-------- THE DATA --------

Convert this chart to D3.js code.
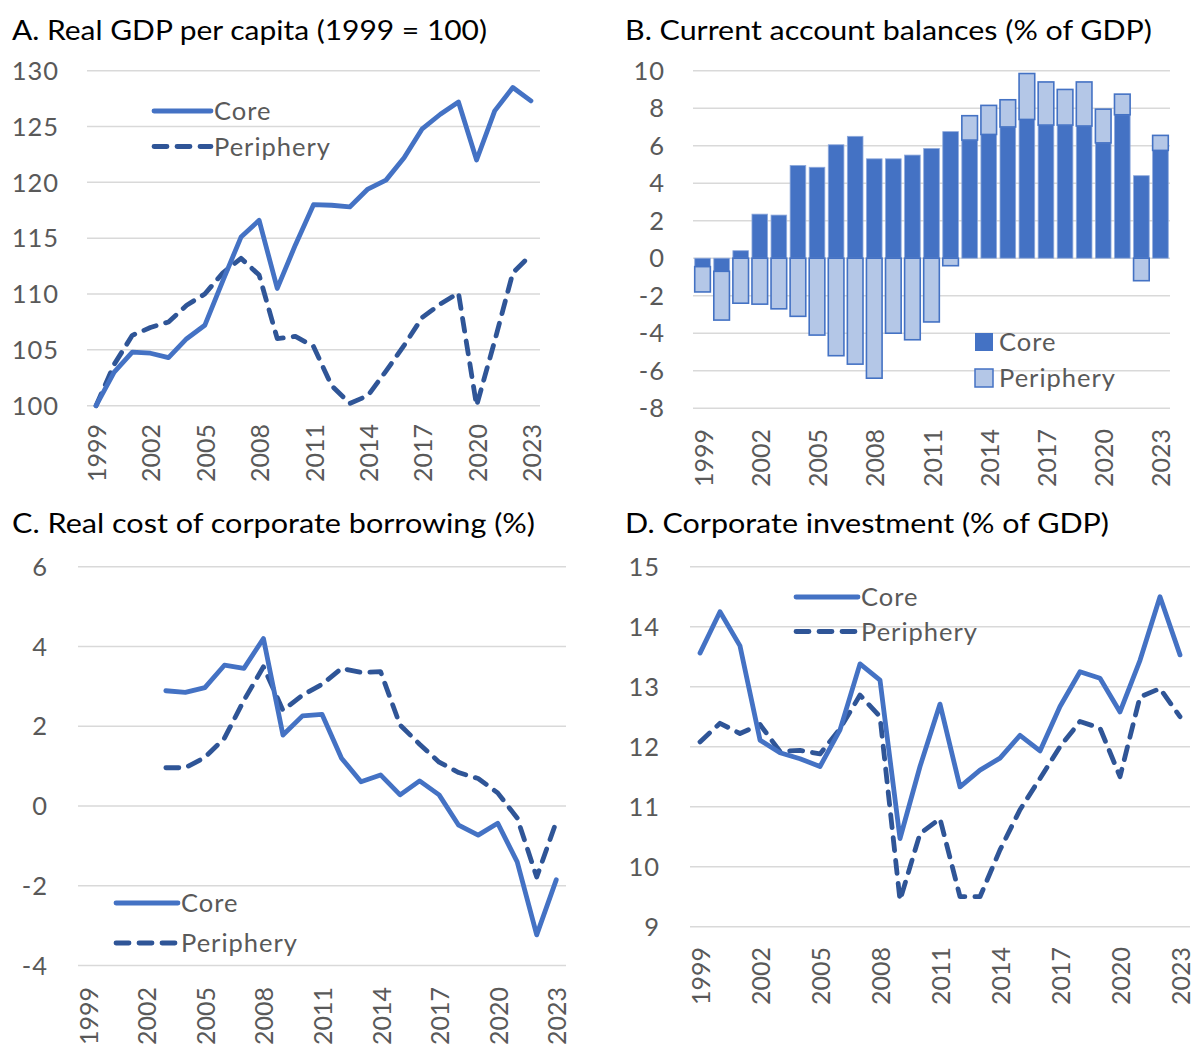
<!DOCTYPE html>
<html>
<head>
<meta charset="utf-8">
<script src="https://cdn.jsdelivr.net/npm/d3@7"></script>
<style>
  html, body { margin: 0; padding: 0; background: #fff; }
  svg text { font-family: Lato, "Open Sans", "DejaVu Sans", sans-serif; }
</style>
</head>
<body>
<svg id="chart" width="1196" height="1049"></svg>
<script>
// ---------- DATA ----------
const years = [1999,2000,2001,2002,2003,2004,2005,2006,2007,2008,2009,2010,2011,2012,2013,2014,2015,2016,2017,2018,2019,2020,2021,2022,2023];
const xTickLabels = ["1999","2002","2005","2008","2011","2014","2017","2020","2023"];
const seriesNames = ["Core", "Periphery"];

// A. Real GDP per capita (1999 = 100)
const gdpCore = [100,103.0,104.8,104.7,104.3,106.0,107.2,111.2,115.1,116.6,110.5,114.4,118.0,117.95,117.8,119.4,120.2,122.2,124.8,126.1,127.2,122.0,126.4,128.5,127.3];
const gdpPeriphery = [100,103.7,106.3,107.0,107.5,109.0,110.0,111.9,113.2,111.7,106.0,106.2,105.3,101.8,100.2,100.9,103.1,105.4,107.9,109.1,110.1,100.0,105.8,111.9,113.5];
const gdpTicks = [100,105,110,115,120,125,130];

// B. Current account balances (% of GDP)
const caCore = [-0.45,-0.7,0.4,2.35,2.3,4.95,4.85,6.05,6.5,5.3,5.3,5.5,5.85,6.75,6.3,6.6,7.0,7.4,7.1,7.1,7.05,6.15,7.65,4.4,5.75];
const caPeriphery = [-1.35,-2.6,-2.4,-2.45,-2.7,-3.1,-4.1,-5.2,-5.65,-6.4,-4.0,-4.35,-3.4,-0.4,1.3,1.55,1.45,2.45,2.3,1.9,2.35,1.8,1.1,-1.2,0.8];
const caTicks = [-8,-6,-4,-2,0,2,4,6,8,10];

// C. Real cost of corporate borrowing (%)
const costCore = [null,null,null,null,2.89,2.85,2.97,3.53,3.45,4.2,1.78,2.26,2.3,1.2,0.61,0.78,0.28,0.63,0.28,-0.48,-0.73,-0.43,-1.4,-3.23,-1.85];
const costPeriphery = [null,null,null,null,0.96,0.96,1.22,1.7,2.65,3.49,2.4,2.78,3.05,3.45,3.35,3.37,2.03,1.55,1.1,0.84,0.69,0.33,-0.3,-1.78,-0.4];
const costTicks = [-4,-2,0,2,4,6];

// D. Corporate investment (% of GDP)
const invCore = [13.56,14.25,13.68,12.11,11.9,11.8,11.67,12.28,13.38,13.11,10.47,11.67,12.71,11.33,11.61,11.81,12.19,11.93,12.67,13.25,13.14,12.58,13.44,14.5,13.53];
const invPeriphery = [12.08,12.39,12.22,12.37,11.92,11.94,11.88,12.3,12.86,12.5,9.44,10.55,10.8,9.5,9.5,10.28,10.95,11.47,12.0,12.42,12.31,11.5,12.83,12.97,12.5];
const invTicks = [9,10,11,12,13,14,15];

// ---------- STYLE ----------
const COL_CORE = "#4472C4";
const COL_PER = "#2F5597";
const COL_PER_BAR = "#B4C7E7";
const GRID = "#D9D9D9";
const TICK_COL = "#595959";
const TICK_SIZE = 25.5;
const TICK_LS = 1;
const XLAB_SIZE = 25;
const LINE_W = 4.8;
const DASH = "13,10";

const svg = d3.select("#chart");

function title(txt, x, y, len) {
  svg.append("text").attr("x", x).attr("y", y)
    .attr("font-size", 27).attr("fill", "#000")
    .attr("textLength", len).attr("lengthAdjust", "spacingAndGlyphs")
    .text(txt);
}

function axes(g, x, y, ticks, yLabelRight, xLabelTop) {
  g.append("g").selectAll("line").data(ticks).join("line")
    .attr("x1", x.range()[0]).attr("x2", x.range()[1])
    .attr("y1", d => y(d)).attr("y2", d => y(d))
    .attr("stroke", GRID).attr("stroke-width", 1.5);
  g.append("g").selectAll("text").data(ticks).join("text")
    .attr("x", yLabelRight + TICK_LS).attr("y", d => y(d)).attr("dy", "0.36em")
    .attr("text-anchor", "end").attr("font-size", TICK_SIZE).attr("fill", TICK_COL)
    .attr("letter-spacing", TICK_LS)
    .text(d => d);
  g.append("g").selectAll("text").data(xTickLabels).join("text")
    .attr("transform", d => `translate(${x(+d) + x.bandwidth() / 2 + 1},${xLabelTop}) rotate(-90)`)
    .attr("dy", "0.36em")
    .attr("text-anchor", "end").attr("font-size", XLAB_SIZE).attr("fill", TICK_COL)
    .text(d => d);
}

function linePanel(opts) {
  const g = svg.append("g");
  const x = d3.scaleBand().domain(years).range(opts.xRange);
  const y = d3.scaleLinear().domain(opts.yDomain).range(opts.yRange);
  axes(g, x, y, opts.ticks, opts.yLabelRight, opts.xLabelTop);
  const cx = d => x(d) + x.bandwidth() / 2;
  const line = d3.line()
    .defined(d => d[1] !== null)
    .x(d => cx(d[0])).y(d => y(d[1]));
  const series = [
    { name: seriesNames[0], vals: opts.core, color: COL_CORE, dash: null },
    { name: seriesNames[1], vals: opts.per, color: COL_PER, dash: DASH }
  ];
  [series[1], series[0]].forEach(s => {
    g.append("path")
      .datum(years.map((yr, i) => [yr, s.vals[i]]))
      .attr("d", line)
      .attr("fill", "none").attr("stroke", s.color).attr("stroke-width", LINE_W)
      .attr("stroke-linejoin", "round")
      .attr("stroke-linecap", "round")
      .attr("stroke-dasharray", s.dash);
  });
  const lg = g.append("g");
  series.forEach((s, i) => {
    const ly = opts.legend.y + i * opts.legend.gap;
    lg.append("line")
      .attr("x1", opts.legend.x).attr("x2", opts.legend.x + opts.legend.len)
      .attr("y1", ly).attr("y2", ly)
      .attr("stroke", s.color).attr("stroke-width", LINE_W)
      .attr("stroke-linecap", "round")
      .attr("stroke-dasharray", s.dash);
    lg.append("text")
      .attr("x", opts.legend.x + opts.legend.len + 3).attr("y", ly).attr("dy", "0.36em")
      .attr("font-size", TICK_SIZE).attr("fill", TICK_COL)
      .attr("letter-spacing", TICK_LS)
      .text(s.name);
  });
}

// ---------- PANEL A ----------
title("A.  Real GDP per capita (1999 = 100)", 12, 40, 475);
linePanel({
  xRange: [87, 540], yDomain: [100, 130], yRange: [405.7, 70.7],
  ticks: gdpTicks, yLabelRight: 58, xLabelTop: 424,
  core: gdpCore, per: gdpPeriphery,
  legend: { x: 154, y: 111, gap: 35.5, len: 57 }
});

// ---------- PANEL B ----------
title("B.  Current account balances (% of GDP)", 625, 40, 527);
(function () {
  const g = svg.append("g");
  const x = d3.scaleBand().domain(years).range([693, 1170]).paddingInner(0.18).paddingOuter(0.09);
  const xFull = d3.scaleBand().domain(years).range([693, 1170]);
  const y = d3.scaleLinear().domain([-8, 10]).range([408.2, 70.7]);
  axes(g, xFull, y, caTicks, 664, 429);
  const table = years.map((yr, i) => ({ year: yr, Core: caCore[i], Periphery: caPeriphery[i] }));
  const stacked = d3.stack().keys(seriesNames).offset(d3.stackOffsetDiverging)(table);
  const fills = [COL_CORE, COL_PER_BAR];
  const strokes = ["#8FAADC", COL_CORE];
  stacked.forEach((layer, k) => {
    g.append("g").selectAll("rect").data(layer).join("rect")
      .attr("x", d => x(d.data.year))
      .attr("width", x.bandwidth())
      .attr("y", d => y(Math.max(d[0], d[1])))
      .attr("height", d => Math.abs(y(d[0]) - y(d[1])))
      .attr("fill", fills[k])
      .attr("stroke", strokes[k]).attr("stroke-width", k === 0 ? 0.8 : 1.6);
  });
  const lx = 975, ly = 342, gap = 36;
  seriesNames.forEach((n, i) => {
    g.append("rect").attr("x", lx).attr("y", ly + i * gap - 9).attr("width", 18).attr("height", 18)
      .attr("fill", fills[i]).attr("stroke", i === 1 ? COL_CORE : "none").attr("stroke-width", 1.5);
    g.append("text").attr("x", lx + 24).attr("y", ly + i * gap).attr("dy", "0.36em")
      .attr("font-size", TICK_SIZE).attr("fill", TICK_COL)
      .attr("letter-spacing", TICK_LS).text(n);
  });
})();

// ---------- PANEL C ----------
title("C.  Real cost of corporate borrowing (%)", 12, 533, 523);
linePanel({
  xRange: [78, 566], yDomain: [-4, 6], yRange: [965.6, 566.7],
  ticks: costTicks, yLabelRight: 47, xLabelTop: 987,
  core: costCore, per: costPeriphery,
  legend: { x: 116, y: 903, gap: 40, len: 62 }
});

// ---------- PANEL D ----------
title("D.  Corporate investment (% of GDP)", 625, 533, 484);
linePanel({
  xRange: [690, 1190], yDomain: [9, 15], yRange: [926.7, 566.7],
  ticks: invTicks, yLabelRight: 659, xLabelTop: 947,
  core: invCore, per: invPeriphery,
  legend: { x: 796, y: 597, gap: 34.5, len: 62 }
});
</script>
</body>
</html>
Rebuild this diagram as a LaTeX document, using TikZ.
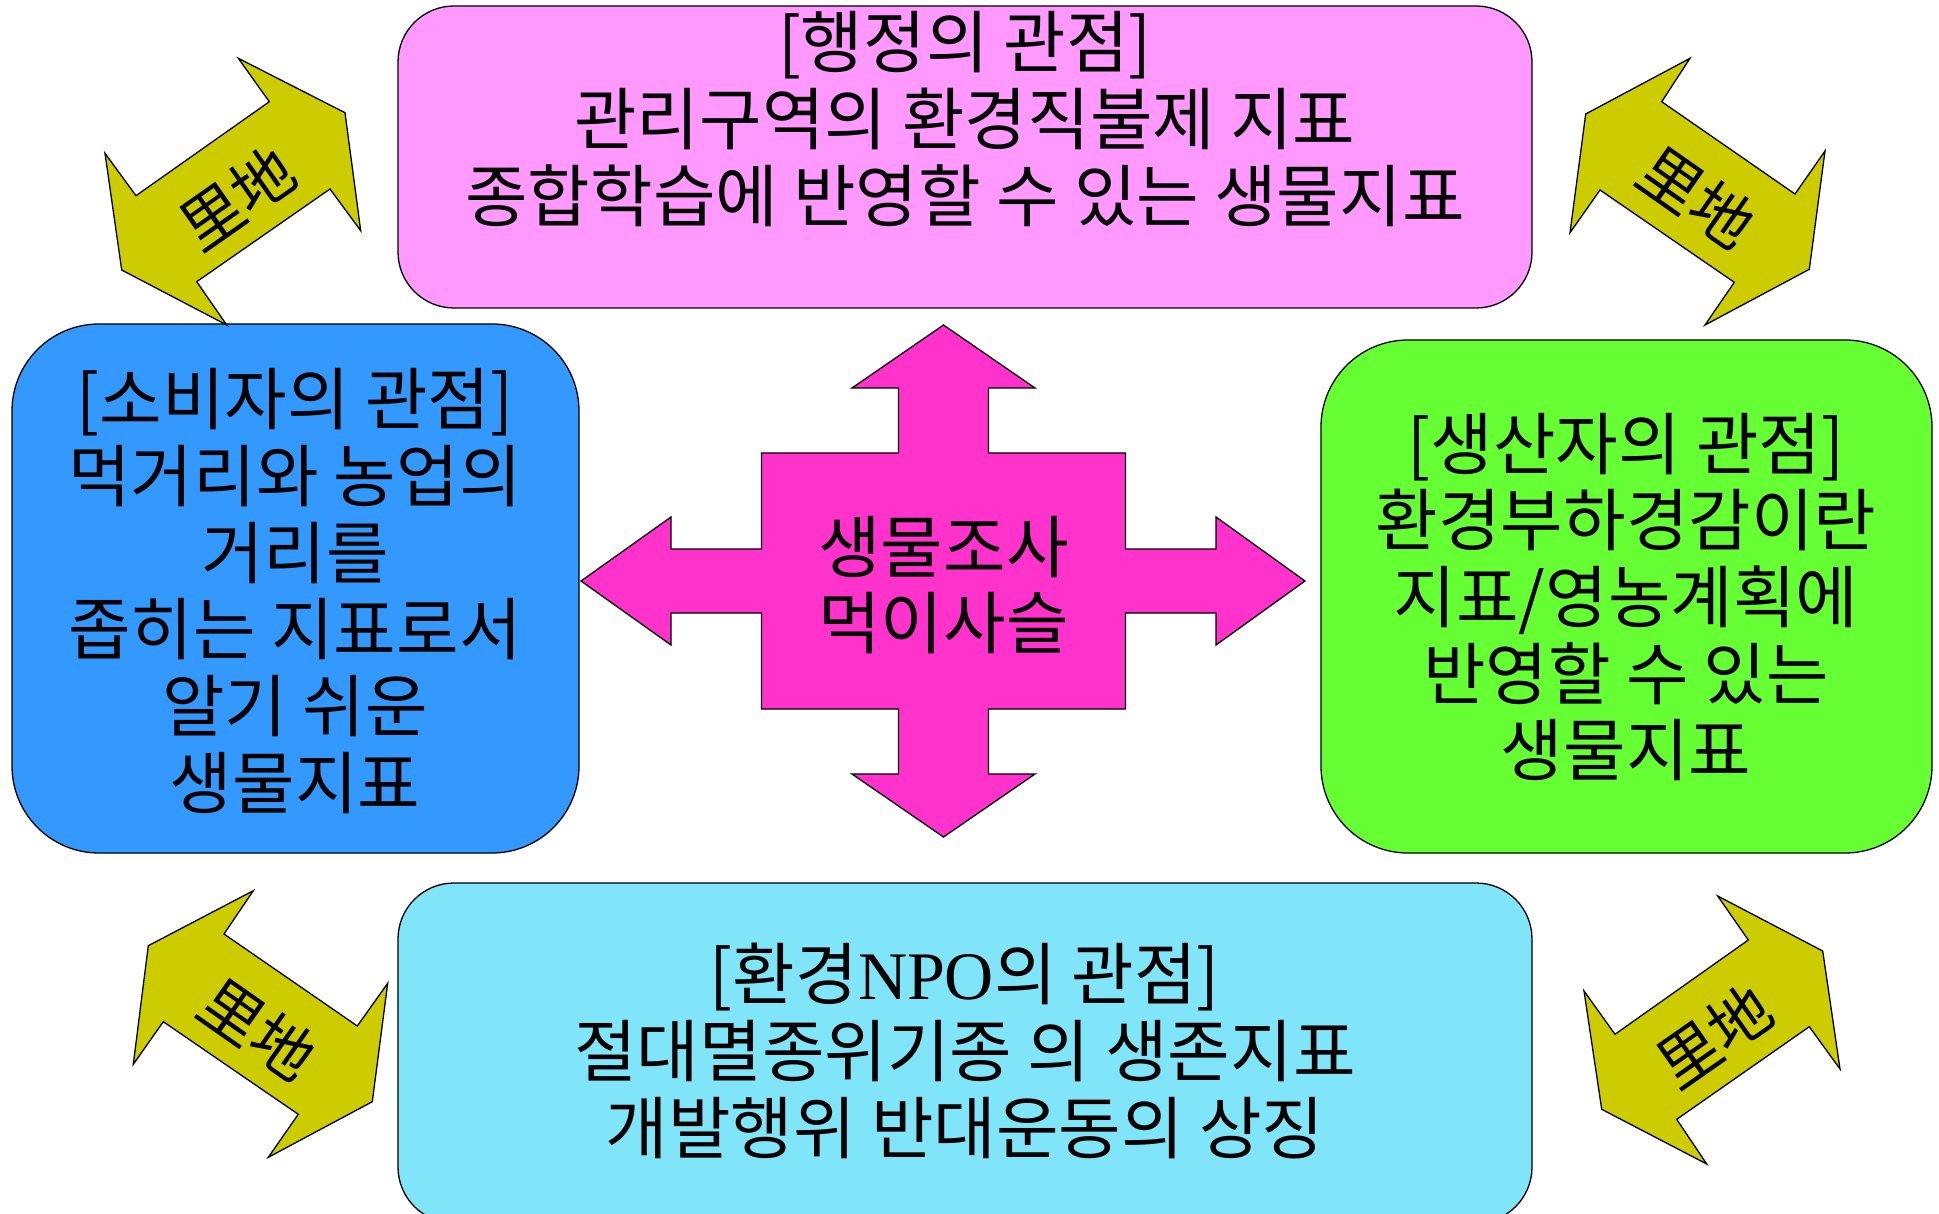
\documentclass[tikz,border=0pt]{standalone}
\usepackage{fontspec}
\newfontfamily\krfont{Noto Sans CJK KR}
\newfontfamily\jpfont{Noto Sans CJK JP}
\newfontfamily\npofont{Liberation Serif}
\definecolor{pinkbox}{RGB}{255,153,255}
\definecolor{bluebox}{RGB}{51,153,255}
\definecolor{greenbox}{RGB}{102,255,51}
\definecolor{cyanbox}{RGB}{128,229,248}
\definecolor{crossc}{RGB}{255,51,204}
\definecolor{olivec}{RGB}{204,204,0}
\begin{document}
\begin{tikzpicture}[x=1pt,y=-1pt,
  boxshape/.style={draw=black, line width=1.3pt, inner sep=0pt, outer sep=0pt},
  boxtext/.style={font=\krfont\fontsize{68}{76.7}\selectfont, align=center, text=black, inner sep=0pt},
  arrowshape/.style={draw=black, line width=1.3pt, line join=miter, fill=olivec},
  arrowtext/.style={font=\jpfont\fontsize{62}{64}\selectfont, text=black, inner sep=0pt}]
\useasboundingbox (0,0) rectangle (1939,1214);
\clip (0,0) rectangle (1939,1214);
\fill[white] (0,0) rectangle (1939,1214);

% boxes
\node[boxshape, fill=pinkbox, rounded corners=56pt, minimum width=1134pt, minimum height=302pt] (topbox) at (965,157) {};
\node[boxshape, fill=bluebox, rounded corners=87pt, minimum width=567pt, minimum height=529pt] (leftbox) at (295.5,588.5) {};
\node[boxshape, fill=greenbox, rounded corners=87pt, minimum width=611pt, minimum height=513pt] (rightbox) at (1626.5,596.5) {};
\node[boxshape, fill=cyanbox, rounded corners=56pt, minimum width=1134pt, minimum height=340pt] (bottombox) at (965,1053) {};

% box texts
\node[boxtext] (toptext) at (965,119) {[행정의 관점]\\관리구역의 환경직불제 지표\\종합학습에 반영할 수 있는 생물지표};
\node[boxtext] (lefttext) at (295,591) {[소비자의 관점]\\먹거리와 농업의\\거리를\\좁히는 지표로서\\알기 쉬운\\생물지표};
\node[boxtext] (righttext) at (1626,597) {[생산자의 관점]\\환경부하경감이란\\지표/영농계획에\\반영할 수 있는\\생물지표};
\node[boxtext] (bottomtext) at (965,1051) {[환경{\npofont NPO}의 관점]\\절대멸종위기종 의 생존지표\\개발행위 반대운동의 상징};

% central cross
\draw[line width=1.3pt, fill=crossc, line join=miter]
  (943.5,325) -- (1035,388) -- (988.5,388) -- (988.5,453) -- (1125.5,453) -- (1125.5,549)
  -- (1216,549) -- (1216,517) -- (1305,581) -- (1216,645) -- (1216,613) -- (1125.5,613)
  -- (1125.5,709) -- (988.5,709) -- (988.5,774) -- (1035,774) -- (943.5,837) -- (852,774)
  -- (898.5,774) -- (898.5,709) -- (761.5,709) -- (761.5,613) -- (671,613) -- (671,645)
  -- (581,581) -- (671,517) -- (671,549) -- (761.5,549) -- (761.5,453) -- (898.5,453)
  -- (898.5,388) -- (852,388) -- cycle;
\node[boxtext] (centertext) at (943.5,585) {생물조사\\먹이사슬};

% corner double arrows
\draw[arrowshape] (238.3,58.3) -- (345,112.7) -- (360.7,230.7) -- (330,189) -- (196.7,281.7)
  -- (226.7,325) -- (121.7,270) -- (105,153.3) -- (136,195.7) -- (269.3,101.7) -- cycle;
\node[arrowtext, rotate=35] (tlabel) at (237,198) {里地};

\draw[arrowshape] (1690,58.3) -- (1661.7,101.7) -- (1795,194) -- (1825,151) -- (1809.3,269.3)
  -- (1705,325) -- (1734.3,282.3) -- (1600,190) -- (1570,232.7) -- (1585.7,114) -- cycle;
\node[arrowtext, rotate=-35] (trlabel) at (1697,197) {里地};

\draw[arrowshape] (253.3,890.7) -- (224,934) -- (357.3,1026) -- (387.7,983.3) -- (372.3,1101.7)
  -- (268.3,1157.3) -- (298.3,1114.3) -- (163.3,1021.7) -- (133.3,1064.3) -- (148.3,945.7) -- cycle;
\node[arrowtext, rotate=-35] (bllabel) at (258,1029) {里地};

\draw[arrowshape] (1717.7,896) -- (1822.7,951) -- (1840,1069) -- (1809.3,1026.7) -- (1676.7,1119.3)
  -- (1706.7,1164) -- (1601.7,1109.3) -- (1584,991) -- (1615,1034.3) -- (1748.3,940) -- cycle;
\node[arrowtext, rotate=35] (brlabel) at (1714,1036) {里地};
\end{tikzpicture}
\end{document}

--------

## PROBLEM TO WORK ON
Begin at the top of the material above and output each line exactly, stopping after the line that holds "const invTicks = [9,10,11,12,13,14,15];". Leave out pictures.

## RESULT OF THIS EXERCISE
Convert this chart to D3.js code.
<!DOCTYPE html>
<html>
<head>
<meta charset="utf-8">
<script src="https://cdn.jsdelivr.net/npm/d3@7"></script>
<style>
  html, body { margin: 0; padding: 0; background: #fff; }
  svg text { font-family: Lato, "Open Sans", "DejaVu Sans", sans-serif; }
</style>
</head>
<body>
<svg id="chart" width="1196" height="1049"></svg>
<script>
// ---------- DATA ----------
const years = [1999,2000,2001,2002,2003,2004,2005,2006,2007,2008,2009,2010,2011,2012,2013,2014,2015,2016,2017,2018,2019,2020,2021,2022,2023];
const xTickLabels = ["1999","2002","2005","2008","2011","2014","2017","2020","2023"];
const seriesNames = ["Core", "Periphery"];

// A. Real GDP per capita (1999 = 100)
const gdpCore = [100,103.0,104.8,104.7,104.3,106.0,107.2,111.2,115.1,116.6,110.5,114.4,118.0,117.95,117.8,119.4,120.2,122.2,124.8,126.1,127.2,122.0,126.4,128.5,127.3];
const gdpPeriphery = [100,103.7,106.3,107.0,107.5,109.0,110.0,111.9,113.2,111.7,106.0,106.2,105.3,101.8,100.2,100.9,103.1,105.4,107.9,109.1,110.1,100.0,105.8,111.9,113.5];
const gdpTicks = [100,105,110,115,120,125,130];

// B. Current account balances (% of GDP)
const caCore = [-0.45,-0.7,0.4,2.35,2.3,4.95,4.85,6.05,6.5,5.3,5.3,5.5,5.85,6.75,6.3,6.6,7.0,7.4,7.1,7.1,7.05,6.15,7.65,4.4,5.75];
const caPeriphery = [-1.35,-2.6,-2.4,-2.45,-2.7,-3.1,-4.1,-5.2,-5.65,-6.4,-4.0,-4.35,-3.4,-0.4,1.3,1.55,1.45,2.45,2.3,1.9,2.35,1.8,1.1,-1.2,0.8];
const caTicks = [-8,-6,-4,-2,0,2,4,6,8,10];

// C. Real cost of corporate borrowing (%)
const costCore = [null,null,null,null,2.89,2.85,2.97,3.53,3.45,4.2,1.78,2.26,2.3,1.2,0.61,0.78,0.28,0.63,0.28,-0.48,-0.73,-0.43,-1.4,-3.23,-1.85];
const costPeriphery = [null,null,null,null,0.96,0.96,1.22,1.7,2.65,3.49,2.4,2.78,3.05,3.45,3.35,3.37,2.03,1.55,1.1,0.84,0.69,0.33,-0.3,-1.78,-0.4];
const costTicks = [-4,-2,0,2,4,6];

// D. Corporate investment (% of GDP)
const invCore = [13.56,14.25,13.68,12.11,11.9,11.8,11.67,12.28,13.38,13.11,10.47,11.67,12.71,11.33,11.61,11.81,12.19,11.93,12.67,13.25,13.14,12.58,13.44,14.5,13.53];
const invPeriphery = [12.08,12.39,12.22,12.37,11.92,11.94,11.88,12.3,12.86,12.5,9.44,10.55,10.8,9.5,9.5,10.28,10.95,11.47,12.0,12.42,12.31,11.5,12.83,12.97,12.5];
const invTicks = [9,10,11,12,13,14,15];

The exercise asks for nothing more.